#### Brief:
Leave out all pictures. Return exactly the lines from the top of the material through the line containing "const tickTimes = ['18:43".

--- --- ---

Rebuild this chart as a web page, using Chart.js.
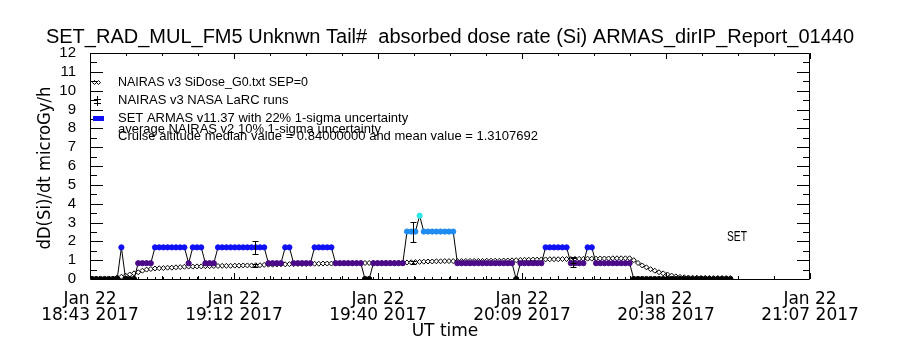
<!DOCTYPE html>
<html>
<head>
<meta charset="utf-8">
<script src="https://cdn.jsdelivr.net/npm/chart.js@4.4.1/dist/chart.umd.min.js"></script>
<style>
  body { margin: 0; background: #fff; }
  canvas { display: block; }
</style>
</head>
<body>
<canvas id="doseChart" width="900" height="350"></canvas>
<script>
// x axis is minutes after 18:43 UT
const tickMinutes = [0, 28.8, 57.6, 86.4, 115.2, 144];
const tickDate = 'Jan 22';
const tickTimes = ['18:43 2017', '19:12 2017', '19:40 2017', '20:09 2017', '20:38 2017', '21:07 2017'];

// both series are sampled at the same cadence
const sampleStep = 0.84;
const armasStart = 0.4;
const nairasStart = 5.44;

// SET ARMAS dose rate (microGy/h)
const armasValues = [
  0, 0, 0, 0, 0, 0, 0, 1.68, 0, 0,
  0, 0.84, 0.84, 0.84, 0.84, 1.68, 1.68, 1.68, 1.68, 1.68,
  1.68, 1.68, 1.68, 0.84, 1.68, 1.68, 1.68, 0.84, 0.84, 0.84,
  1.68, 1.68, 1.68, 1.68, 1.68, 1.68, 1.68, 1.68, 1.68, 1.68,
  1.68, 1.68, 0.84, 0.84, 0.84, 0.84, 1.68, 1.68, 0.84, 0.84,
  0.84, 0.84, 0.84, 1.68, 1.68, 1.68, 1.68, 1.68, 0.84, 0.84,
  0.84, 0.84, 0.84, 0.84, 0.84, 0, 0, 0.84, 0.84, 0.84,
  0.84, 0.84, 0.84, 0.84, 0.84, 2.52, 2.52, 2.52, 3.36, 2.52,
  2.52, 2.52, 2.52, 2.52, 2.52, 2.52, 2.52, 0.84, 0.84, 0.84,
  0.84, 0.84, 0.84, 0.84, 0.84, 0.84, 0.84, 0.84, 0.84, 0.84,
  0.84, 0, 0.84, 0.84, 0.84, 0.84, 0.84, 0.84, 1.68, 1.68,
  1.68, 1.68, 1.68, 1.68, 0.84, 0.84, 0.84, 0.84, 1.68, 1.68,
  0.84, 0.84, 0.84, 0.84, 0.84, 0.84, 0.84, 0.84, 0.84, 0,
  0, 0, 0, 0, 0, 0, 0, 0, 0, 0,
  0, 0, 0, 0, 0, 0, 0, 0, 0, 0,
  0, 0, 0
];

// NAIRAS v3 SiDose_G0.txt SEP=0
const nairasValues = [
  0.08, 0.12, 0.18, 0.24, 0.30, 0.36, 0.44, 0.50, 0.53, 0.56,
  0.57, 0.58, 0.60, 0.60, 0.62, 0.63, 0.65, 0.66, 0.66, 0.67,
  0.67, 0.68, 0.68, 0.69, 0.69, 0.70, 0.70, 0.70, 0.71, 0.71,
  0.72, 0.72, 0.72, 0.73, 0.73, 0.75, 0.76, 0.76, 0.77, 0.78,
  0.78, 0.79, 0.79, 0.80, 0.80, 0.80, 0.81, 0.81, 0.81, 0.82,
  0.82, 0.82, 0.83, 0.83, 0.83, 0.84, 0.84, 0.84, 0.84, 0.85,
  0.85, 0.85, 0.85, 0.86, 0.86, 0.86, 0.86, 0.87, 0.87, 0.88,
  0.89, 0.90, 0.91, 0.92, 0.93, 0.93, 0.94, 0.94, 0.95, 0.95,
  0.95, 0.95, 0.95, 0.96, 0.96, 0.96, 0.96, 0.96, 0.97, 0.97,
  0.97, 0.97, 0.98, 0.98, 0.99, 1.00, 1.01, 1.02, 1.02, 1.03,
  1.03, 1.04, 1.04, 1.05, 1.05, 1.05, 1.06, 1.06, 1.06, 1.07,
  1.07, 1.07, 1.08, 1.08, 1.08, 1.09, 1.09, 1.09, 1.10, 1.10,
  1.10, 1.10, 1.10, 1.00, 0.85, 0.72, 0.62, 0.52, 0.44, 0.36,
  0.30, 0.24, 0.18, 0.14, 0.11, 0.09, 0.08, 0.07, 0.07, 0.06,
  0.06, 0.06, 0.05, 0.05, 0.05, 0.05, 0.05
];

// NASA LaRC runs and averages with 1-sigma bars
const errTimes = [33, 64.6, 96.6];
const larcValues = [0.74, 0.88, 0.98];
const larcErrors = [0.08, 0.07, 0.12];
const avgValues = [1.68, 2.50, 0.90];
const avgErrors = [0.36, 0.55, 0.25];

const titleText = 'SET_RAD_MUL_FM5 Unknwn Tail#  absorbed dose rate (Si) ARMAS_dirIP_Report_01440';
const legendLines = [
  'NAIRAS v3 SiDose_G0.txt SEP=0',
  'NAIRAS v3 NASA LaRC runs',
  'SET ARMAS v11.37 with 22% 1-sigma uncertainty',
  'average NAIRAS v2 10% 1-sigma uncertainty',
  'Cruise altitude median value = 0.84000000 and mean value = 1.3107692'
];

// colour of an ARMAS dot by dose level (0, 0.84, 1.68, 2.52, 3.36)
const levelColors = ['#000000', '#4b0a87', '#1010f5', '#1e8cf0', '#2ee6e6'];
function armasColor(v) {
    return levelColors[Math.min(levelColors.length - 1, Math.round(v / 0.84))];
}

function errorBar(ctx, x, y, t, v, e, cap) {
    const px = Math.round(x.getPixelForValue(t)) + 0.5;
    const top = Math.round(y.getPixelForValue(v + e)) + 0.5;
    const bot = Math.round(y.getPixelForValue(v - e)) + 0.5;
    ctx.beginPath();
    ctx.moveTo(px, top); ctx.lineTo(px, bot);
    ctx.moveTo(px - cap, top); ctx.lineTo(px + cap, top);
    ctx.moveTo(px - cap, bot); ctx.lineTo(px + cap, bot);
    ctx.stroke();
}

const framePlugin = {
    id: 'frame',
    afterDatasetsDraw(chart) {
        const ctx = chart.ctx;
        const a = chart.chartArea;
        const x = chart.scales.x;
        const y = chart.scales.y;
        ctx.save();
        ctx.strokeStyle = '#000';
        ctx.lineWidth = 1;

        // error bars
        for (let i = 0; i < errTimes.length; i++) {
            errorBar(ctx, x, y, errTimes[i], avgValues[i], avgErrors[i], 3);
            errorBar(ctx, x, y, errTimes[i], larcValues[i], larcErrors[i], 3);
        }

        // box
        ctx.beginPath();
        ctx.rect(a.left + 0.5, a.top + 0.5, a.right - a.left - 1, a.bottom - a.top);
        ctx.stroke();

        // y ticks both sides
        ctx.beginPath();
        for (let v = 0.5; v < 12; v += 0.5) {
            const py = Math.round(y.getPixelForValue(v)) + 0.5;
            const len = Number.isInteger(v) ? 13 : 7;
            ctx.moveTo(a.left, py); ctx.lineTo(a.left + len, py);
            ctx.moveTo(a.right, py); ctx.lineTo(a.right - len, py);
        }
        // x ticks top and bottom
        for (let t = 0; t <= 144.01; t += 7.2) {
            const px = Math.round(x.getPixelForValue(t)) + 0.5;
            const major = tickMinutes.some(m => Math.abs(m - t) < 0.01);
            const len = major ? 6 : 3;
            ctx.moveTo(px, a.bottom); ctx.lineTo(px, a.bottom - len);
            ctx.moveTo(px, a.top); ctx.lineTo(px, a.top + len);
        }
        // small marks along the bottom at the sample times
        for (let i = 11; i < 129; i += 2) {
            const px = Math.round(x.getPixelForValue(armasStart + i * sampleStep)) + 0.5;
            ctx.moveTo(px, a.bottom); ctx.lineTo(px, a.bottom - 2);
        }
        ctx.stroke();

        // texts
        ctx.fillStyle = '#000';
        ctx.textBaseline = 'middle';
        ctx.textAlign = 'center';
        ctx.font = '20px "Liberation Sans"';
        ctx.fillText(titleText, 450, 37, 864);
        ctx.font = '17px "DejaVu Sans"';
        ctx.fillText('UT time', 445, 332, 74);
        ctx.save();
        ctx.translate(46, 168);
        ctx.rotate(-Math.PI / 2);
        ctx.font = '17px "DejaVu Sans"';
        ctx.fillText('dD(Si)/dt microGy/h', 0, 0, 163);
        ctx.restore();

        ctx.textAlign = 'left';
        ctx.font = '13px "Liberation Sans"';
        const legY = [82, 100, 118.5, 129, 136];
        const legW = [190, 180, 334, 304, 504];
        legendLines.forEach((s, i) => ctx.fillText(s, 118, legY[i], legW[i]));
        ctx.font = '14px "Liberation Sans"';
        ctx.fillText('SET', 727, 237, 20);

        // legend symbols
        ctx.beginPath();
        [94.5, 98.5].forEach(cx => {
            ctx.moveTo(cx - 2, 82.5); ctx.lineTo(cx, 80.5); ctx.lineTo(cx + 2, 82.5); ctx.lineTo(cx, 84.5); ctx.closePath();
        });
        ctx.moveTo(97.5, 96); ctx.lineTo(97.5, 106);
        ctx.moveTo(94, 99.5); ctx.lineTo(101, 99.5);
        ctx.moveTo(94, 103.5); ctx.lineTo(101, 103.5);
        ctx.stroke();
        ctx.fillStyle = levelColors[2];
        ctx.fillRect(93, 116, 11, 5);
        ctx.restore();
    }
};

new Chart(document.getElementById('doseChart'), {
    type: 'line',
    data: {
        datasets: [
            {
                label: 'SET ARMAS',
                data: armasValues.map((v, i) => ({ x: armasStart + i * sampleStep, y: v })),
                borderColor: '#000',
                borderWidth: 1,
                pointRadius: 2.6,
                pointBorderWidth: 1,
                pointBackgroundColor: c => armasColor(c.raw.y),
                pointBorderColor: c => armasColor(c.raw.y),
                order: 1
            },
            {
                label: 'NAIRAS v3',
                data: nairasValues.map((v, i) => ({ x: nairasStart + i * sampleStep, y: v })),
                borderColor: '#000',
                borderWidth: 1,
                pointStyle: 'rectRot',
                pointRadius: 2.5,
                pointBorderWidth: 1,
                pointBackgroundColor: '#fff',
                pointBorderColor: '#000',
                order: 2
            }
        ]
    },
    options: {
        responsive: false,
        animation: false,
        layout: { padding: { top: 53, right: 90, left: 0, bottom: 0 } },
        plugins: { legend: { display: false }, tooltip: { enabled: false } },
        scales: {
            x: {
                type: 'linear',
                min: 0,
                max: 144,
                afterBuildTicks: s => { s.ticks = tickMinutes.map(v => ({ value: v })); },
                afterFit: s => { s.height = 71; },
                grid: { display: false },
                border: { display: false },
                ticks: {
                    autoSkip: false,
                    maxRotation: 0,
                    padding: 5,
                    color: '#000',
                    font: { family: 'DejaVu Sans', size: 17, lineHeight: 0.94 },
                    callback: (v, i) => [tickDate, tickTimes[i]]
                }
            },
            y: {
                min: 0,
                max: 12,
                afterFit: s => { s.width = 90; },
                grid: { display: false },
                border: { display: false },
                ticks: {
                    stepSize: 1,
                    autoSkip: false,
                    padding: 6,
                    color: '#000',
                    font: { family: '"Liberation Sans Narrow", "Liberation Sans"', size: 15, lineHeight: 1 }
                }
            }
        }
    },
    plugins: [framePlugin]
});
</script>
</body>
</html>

--- --- ---

#### Solved problem:
Rebuild this chart as a web page, using Chart.js.
<!DOCTYPE html>
<html>
<head>
<meta charset="utf-8">
<script src="https://cdn.jsdelivr.net/npm/chart.js@4.4.1/dist/chart.umd.min.js"></script>
<style>
  body { margin: 0; background: #fff; }
  canvas { display: block; }
</style>
</head>
<body>
<canvas id="doseChart" width="900" height="350"></canvas>
<script>
// x axis is minutes after 18:43 UT
const tickMinutes = [0, 28.8, 57.6, 86.4, 115.2, 144];
const tickDate = 'Jan 22';
const tickTimes = ['18:43 2017', '19:12 2017', '19:40 2017', '20:09 2017', '20:38 2017', '21:07 2017'];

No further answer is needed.